O presidente da Fundação Cultural Palmares, João Jorge Rodrigues, visita o Cais do Valongo com representantes do movimento negro. Foto: Fernando Frazão/Agência Brasil
Revelado em 2011 em escavações realizadas durante as obras de revitalização da zona portuária do Rio de Janeiro, o Cais do Valongo foi local de desembarque de mais de um milhão de escravos, provenientes da África. Sua importância histórica desperta a atenção de estudiosos e pesquisadores. Segundo o Instituto do Patrimônio Histórico e Artístico Nacional (Iphan), foi o maior porto receptor de escravos do mundo.

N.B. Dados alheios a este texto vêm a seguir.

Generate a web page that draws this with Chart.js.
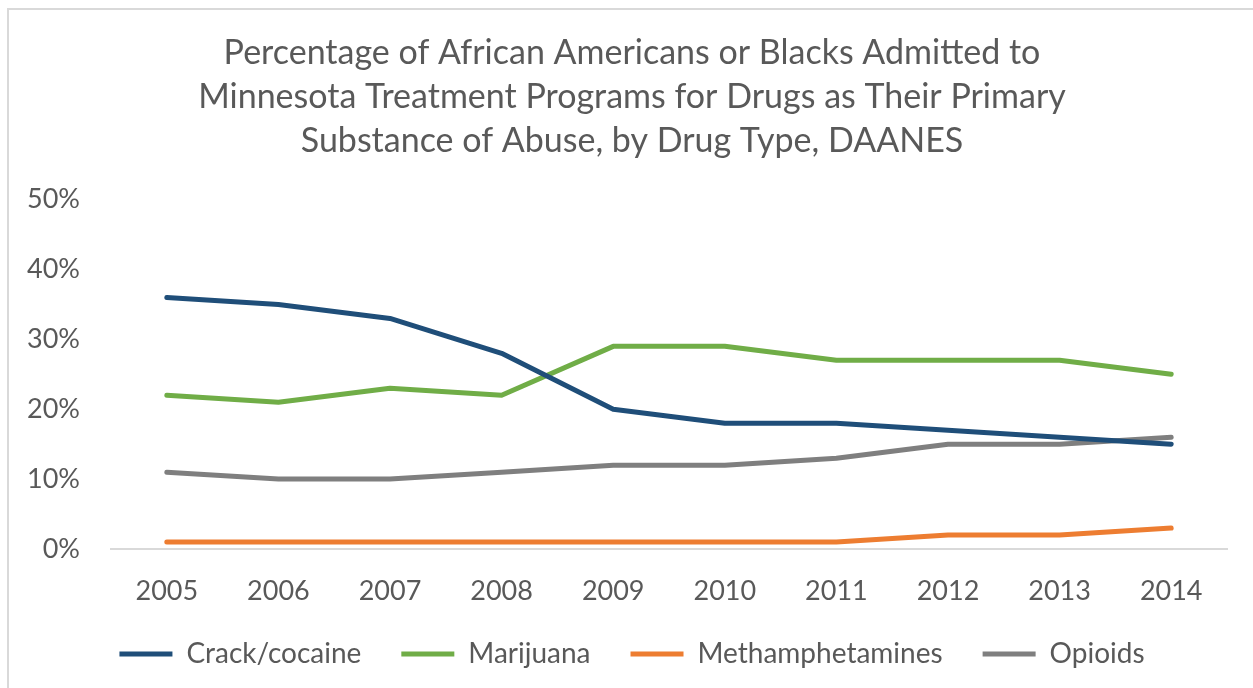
<!DOCTYPE html>
<html>
<head>
<meta charset="utf-8">
<script src="https://cdn.jsdelivr.net/npm/chart.js@4"></script>
<style>
  html, body { margin: 0; padding: 0; background: #fff; }
  #frame { position: absolute; left: 0; top: 0; width: 1253px; height: 688px; overflow: hidden; }
  #box { position: absolute; left: 7px; top: 8px; width: 1300px; height: 760px; border-left: 2px solid #d9d9d9; border-top: 2px solid #d9d9d9; }
  #wrap { position: absolute; left: 0; top: 0; width: 1253px; height: 688px; }
</style>
</head>
<body>
<div id="frame">
  <div id="box"></div>
  <div id="wrap"><canvas id="chart"></canvas></div>
</div>
<script>
// years on the x axis
const years = ['2005', '2006', '2007', '2008', '2009', '2010', '2011', '2012', '2013', '2014'];

// percent of admissions
const crackCocaine = [36, 35, 33, 28, 20, 18, 18, 17, 16, 15];
const marijuana = [22, 21, 23, 22, 29, 29, 27, 27, 27, 25];
const methamphetamines = [1, 1, 1, 1, 1, 1, 1, 2, 2, 3];
const opioids = [11, 10, 10, 11, 12, 12, 13, 15, 15, 16];

const titleLines = [
    'Percentage of African Americans or Blacks Admitted to',
    'Minnesota Treatment Programs for Drugs as Their Primary',
    'Substance of Abuse, by Drug Type, DAANES'
];

const textColor = '#595959';
const fontFamily = 'Lato, "Open Sans", sans-serif';

function line(label, data, color) {
    return {
        label: label,
        data: data,
        borderColor: color,
        backgroundColor: color,
        borderWidth: 5,
        borderCapStyle: 'round',
        borderJoinStyle: 'round',
        pointRadius: 0,
        pointHoverRadius: 0,
        tension: 0,
        fill: false
    };
}

const ctx = document.getElementById('chart');
new Chart(ctx.getContext('2d'), {
    type: 'line',
    data: {
        labels: years,
        datasets: [
            line('Crack/cocaine', crackCocaine, '#1f4e79'),
            line('Marijuana', marijuana, '#70ad47'),
            line('Methamphetamines', methamphetamines, '#ed7d31'),
            line('Opioids', opioids, '#7f7f7f')
        ]
    },
    options: {
        responsive: true,
        maintainAspectRatio: false,
        animation: false,
        layout: {
            // title and legend are centred a bit right of the canvas centre
            padding: { left: 11, right: 0, top: 0, bottom: 10 }
        },
        scales: {
            x: {
                offset: true,
                grid: { display: false, drawTicks: false },
                border: { display: true, color: '#d9d9d9', width: 2 },
                ticks: {
                    color: textColor,
                    font: { family: fontFamily, size: 27 },
                    padding: 26,
                    maxRotation: 0
                },
                afterFit: function (scale) { scale.height = 51; }
            },
            y: {
                min: 0,
                max: 50,
                grid: { display: false, drawTicks: false },
                border: { display: false },
                ticks: {
                    stepSize: 10,
                    color: textColor,
                    font: { family: fontFamily, size: 27 },
                    padding: 31,
                    callback: function (value) { return value + '%'; }
                },
                afterFit: function (scale) { scale.width = 100; }
            },
            // empty spacer on the right so the plot ends where the reference does
            spacer: {
                type: 'linear',
                position: 'right',
                grid: { display: false, drawTicks: false },
                border: { display: false },
                ticks: { display: false },
                afterFit: function (scale) { scale.width = 26; }
            }
        },
        plugins: {
            title: {
                display: true,
                text: titleLines,
                color: textColor,
                font: { family: fontFamily, size: 34, weight: 'normal', lineHeight: 1.3 },
                padding: { top: 31, bottom: 36 }
            },
            legend: {
                position: 'bottom',
                labels: {
                    color: textColor,
                    font: { family: fontFamily, size: 28 },
                    boxWidth: 53,
                    boxHeight: 5,
                    padding: 40,
                    generateLabels: function (chart) {
                        const items = Chart.defaults.plugins.legend.labels.generateLabels(chart);
                        items.forEach(function (it) { it.lineWidth = 0; });
                        return items;
                    }
                }
            },
            tooltip: { enabled: false }
        }
    }
});
</script>
</body>
</html>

A situação do local já vinha preocupando o Ministério Público Federal (MPF) nos últimos anos, que chegou a mover ações judiciais para que fossem cumpridos compromissos assumidos com a Organização das Nações Unidas para a Educação, a Ciência e a Cultura (Unesco) em 2017, quando local recebeu o título de Patrimônio Mundial. Pesquisadores chegaram a temer pela perda do título diante de decisões do governo de Jair Bolsonaro, que extinguiu o comitê gestor participativo e o plano de gestão.

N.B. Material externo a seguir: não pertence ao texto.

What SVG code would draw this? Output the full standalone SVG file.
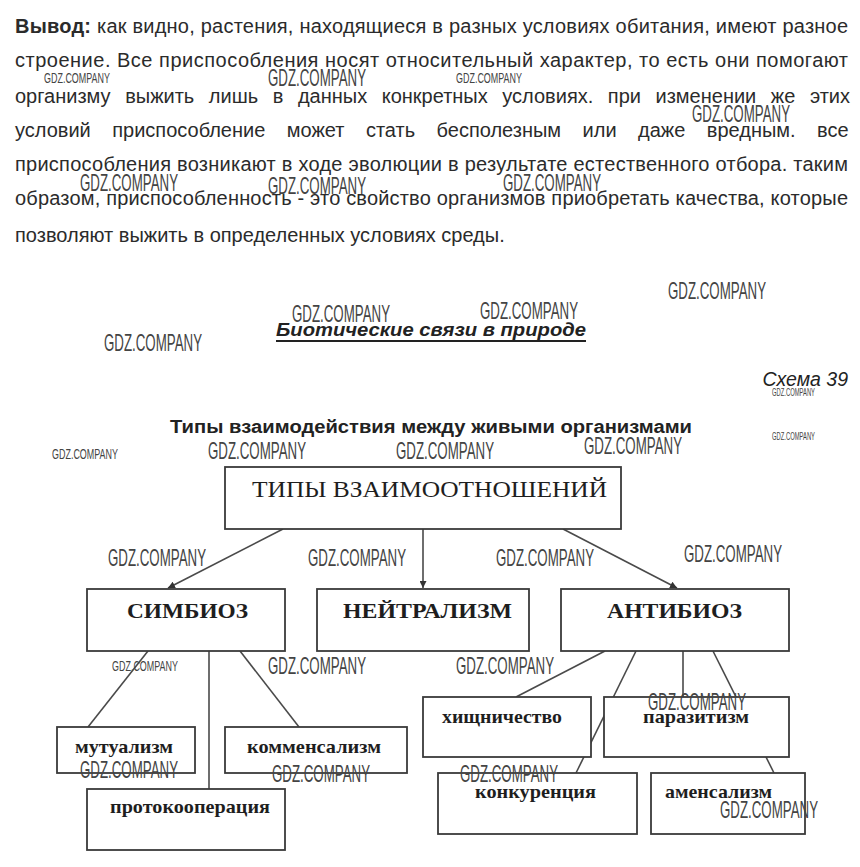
<svg xmlns="http://www.w3.org/2000/svg" width="860" height="867" viewBox="0 0 860 867">
<defs>
<style>
.p{font-family:"Liberation Sans",Arial,sans-serif;font-size:20px;fill:#2b2b2b}
.h{font-family:"Liberation Sans",Arial,sans-serif;fill:#222}
.box{fill:#fff;stroke:#3a3a3a;stroke-width:1.8}
.bt{font-family:"Liberation Serif","Times New Roman",serif;fill:#1e1e1e}
.big{font-size:23px}
.mid{font-size:21px;font-weight:bold}
.low{font-size:19px;font-weight:bold}
.ln{stroke:#4a4a4a;stroke-width:1.6;fill:none}
.wm{font-family:"Liberation Sans",Arial,sans-serif;fill:#444}
.wl{font-size:24px}
.ws{font-size:15px}
.wt{font-size:10px}
</style>
<marker id="ah" viewBox="0 0 10 10" refX="10" refY="5" markerWidth="7" markerHeight="7" markerUnits="userSpaceOnUse" orient="auto">
<path d="M0,0 L10,5 L0,10 z" fill="#333"/>
</marker>
</defs>
<rect width="860" height="867" fill="#fff"/>

<g id="paragraph">
<text class="p" x="15" y="33" textLength="833" lengthAdjust="spacing"><tspan font-weight="bold">Вывод:</tspan> как видно, растения, находящиеся в разных условиях обитания, имеют разное</text>
<text class="p" x="15" y="67" textLength="833" lengthAdjust="spacing">строение. Все приспособления носят относительный характер, то есть они помогают</text>
<text class="p" x="15" y="103" word-spacing="9">организму выжить лишь в данных конкретных условиях. при изменении же этих</text>
<text class="p" x="15" y="137" word-spacing="15.9">условий приспособление может стать бесполезным или даже вредным. все</text>
<text class="p" x="15" y="171" textLength="833" lengthAdjust="spacing">приспособления возникают в ходе эволюции в результате естественного отбора. таким</text>
<text class="p" x="15" y="205" textLength="833" lengthAdjust="spacing">образом, приспособленность - это свойство организмов приобретать качества, которые</text>
<text class="p" x="15" y="242">позволяют выжить в определенных условиях среды.</text>
</g>

<g id="titles">
<text class="h" x="276" y="336" font-size="18.5" font-weight="bold" font-style="italic" textLength="310" lengthAdjust="spacingAndGlyphs">Биотические связи в природе</text>
<line x1="276" y1="341" x2="586" y2="341" stroke="#222" stroke-width="2"/>
<text class="h" x="848" y="386" font-size="19.5" font-style="italic" text-anchor="end" fill="#333">Схема 39</text>
<text class="h" x="170" y="433" font-size="18" font-weight="bold" textLength="522" lengthAdjust="spacingAndGlyphs">Типы взаимодействия между живыми организмами</text>
</g>

<g id="connectors">
<line class="ln" x1="283" y1="529" x2="168" y2="588" marker-end="url(#ah)"/>
<line class="ln" x1="423" y1="529" x2="423" y2="588" marker-end="url(#ah)"/>
<line class="ln" x1="563" y1="529" x2="677" y2="588" marker-end="url(#ah)"/>
<line class="ln" x1="148" y1="651" x2="88" y2="727"/>
<line class="ln" x1="209" y1="651" x2="209" y2="789"/>
<line class="ln" x1="240" y1="651" x2="299" y2="727"/>
<line class="ln" x1="605" y1="651" x2="516" y2="697"/>
<line class="ln" x1="636" y1="651" x2="576" y2="773"/>
<line class="ln" x1="683" y1="651" x2="683" y2="697"/>
<line class="ln" x1="713" y1="651" x2="774" y2="773"/>
</g>

<g id="n-types">
<rect class="box" x="225" y="467" width="396" height="62"/>
<text class="bt big" x="252" y="497" textLength="355" lengthAdjust="spacingAndGlyphs">ТИПЫ ВЗАИМООТНОШЕНИЙ</text>
</g>
<g id="n-symbiosis">
<rect class="box" x="87" y="589" width="198" height="62"/>
<text class="bt mid" x="127" y="618" textLength="121" lengthAdjust="spacingAndGlyphs">СИМБИОЗ</text>
</g>
<g id="n-neutralism">
<rect class="box" x="317" y="589" width="212" height="62"/>
<text class="bt mid" x="343" y="618" textLength="169" lengthAdjust="spacingAndGlyphs">НЕЙТРАЛИЗМ</text>
</g>
<g id="n-antibiosis">
<rect class="box" x="561" y="589" width="228" height="62"/>
<text class="bt mid" x="607" y="618" textLength="135" lengthAdjust="spacingAndGlyphs">АНТИБИОЗ</text>
</g>
<g id="n-mutualism">
<rect class="box" x="57" y="727" width="138" height="46"/>
<text class="bt low" x="75" y="753" textLength="98" lengthAdjust="spacingAndGlyphs">мутуализм</text>
</g>
<g id="n-commensalism">
<rect class="box" x="225" y="727" width="182" height="46"/>
<text class="bt low" x="247" y="753" textLength="134" lengthAdjust="spacingAndGlyphs">комменсализм</text>
</g>
<g id="n-protocooperation">
<rect class="box" x="87" y="789" width="198" height="61"/>
<text class="bt low" x="110" y="813" textLength="160" lengthAdjust="spacingAndGlyphs">протокооперация</text>
</g>
<g id="n-predation">
<rect class="box" x="423" y="697" width="168" height="60"/>
<text class="bt low" x="442" y="723" textLength="120" lengthAdjust="spacingAndGlyphs">хищничество</text>
</g>
<g id="n-parasitism">
<rect class="box" x="604" y="697" width="185" height="60"/>
<text class="bt low" x="643" y="723" textLength="106" lengthAdjust="spacingAndGlyphs">паразитизм</text>
</g>
<g id="n-competition">
<rect class="box" x="438" y="773" width="199" height="61"/>
<text class="bt low" x="475" y="798" textLength="121" lengthAdjust="spacingAndGlyphs">конкуренция</text>
</g>
<g id="n-amensalism">
<rect class="box" x="651" y="773" width="154" height="61"/>
<text class="bt low" x="665" y="798" textLength="107" lengthAdjust="spacingAndGlyphs">аменсализм</text>
</g>

<g id="watermarks" class="wm">
<text class="ws" x="44" y="83" textLength="66" lengthAdjust="spacingAndGlyphs">GDZ.COMPANY</text>
<text class="wl" x="268" y="86" textLength="98" lengthAdjust="spacingAndGlyphs">GDZ.COMPANY</text>
<text class="ws" x="456" y="83" textLength="66" lengthAdjust="spacingAndGlyphs">GDZ.COMPANY</text>
<text class="wl" x="692" y="122" textLength="98" lengthAdjust="spacingAndGlyphs">GDZ.COMPANY</text>
<text class="wl" x="80" y="191" textLength="98" lengthAdjust="spacingAndGlyphs">GDZ.COMPANY</text>
<text class="wl" x="268" y="194" textLength="98" lengthAdjust="spacingAndGlyphs">GDZ.COMPANY</text>
<text class="wl" x="503" y="191" textLength="98" lengthAdjust="spacingAndGlyphs">GDZ.COMPANY</text>
<text class="wl" x="668" y="299" textLength="98" lengthAdjust="spacingAndGlyphs">GDZ.COMPANY</text>
<text class="wl" x="292" y="322" textLength="98" lengthAdjust="spacingAndGlyphs">GDZ.COMPANY</text>
<text class="wl" x="480" y="319" textLength="98" lengthAdjust="spacingAndGlyphs">GDZ.COMPANY</text>
<text class="wl" x="104" y="351" textLength="98" lengthAdjust="spacingAndGlyphs">GDZ.COMPANY</text>
<text class="wt" x="772" y="396" textLength="43" lengthAdjust="spacingAndGlyphs">GDZ.COMPANY</text>
<text class="wt" x="772" y="440" textLength="43" lengthAdjust="spacingAndGlyphs">GDZ.COMPANY</text>
<text class="ws" x="52" y="459" textLength="66" lengthAdjust="spacingAndGlyphs">GDZ.COMPANY</text>
<text class="wl" x="208" y="459" textLength="98" lengthAdjust="spacingAndGlyphs">GDZ.COMPANY</text>
<text class="wl" x="396" y="459" textLength="98" lengthAdjust="spacingAndGlyphs">GDZ.COMPANY</text>
<text class="wl" x="584" y="454" textLength="98" lengthAdjust="spacingAndGlyphs">GDZ.COMPANY</text>
<text class="wl" x="108" y="566" textLength="98" lengthAdjust="spacingAndGlyphs">GDZ.COMPANY</text>
<text class="wl" x="308" y="566" textLength="98" lengthAdjust="spacingAndGlyphs">GDZ.COMPANY</text>
<text class="wl" x="496" y="566" textLength="98" lengthAdjust="spacingAndGlyphs">GDZ.COMPANY</text>
<text class="wl" x="684" y="562" textLength="98" lengthAdjust="spacingAndGlyphs">GDZ.COMPANY</text>
<text class="ws" x="112" y="671" textLength="66" lengthAdjust="spacingAndGlyphs">GDZ.COMPANY</text>
<text class="wl" x="268" y="674" textLength="98" lengthAdjust="spacingAndGlyphs">GDZ.COMPANY</text>
<text class="wl" x="456" y="674" textLength="98" lengthAdjust="spacingAndGlyphs">GDZ.COMPANY</text>
<text class="wl" x="648" y="710" textLength="98" lengthAdjust="spacingAndGlyphs">GDZ.COMPANY</text>
<text class="wl" x="80" y="778" textLength="98" lengthAdjust="spacingAndGlyphs">GDZ.COMPANY</text>
<text class="wl" x="272" y="782" textLength="98" lengthAdjust="spacingAndGlyphs">GDZ.COMPANY</text>
<text class="wl" x="460" y="782" textLength="98" lengthAdjust="spacingAndGlyphs">GDZ.COMPANY</text>
<text class="wl" x="720" y="818" textLength="98" lengthAdjust="spacingAndGlyphs">GDZ.COMPANY</text>
</g>
</svg>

Com outros espaços localizados ao seu redor, o Cais do Valongo forma hoje o circuito Pequena África, que resgata o apelido dado pelo sambista Heitor dos Prazeres à zona portuária da cidade. Ele inclui, por exemplo, o Museu da História e da Cultura Afro-Brasileira (MUHCAB), o Instituto Pretos Novos (IPN) e a Pedra do Sal. Um guia lançado pela prefeitura do Rio lista 38 pontos culturais e gastronômicos entre locais e edificações históricos, espaços culturais, bares e restaurantes.
Galpão
O galpão do Armazém Docas Dom Pedro II, cuja construção original na segunda metade do século 19 foi conduzida pelo engenheiro negro André Pinto Rebouças, também é parte do circuito. Atualmente sob responsabilidade da Fundação Palmares, ele se encontra bastante deteriorado e está fechado. João Jorge avaliou que será preciso um projeto mais ambicioso para a recuperação do imóvel. Segundo ele, a Fundação Palmares já assumiu um compromisso com a Justiça Federal e com o MPF nesse sentido e irá atrás dos recursos.
“Esse é um caso emblemático. Os últimos três anos foram de total abandono. Vejam um lugar bonito como esse, com essa luz. Se puder ser utilizado, se for devolvido à comunidade, vai ser maravilhoso”, disse. Em fevereiro, o Iphan defendeu que o local se torne um Centro de Referência da Celebração da Herança Africana. O Banco Nacional de Desenvolvimento Econômico e Social (BNDES), através de seu presidente, Aloizio Mercadante, já anunciou disposição para investir em um museu sobre a história da escravidão.
“Temos alguns recursos sinalizados, a gente sabe que não é o suficiente, mas já é um começo. Alguns projetos já estão em fase de preparação de contratação. Vamos fazer uma limpeza, restabelecer a energia elétrica e a rede hidráulica, reparos de telhado e estrutura”, disse Marco Antônio Evangelista da Silva, servidor de carreira da Fundação Palmares escolhido por João Jorge Rodrigues para assumir o Departamento de Proteção ao Patrimônio.
Ele destacou que a forma de ocupação do espaço e o nome que será dado passará por uma definição do comitê gestor participativo, já reativado pelo governo Lula. Composto por representantes de diferentes órgãos públicos e de entidades da sociedade civil, ele reassume a responsabilidade pela definição de diretrizes de gestão e de valorização do Cais do Valongo, tal como previsto em compromisso firmado junto à Unesco. Alguns integrantes do comitê acompanharam a visita realizada pelo presidente da Fundação Palmares.
“Tem que haver um protagonismo da sociedade civil, principalmente das comunidades sensíveis do território”, pontua Leonardo Matos da Costa, que é chefe-executivo da Coordenadoria de Promoção da Igualdade Racial da Prefeitura do Rio de Janeiro (Cepir) e representa o órgão no comitê.
Nova direção
Ativista cultural e militante do movimento negro, João Jorge Rodrigues ocupava a presidência do grupo Olodum e foi nomeado há três semanas pelo presidente Lula para comandar a Fundação Palmares, vinculada ao Ministério da Cultura. Suas primeiras medidas buscaram reverter decisões tomadas pelo presidente anterior, Sérgio Camargo, que ficou no cargo durante a maior parte do governo de Jair Bolsonaro. Decretos que dificultavam o registro de comunidades quilombolas e que vedavam homenagens a pessoas negras em vida, por exemplo, foram revogados.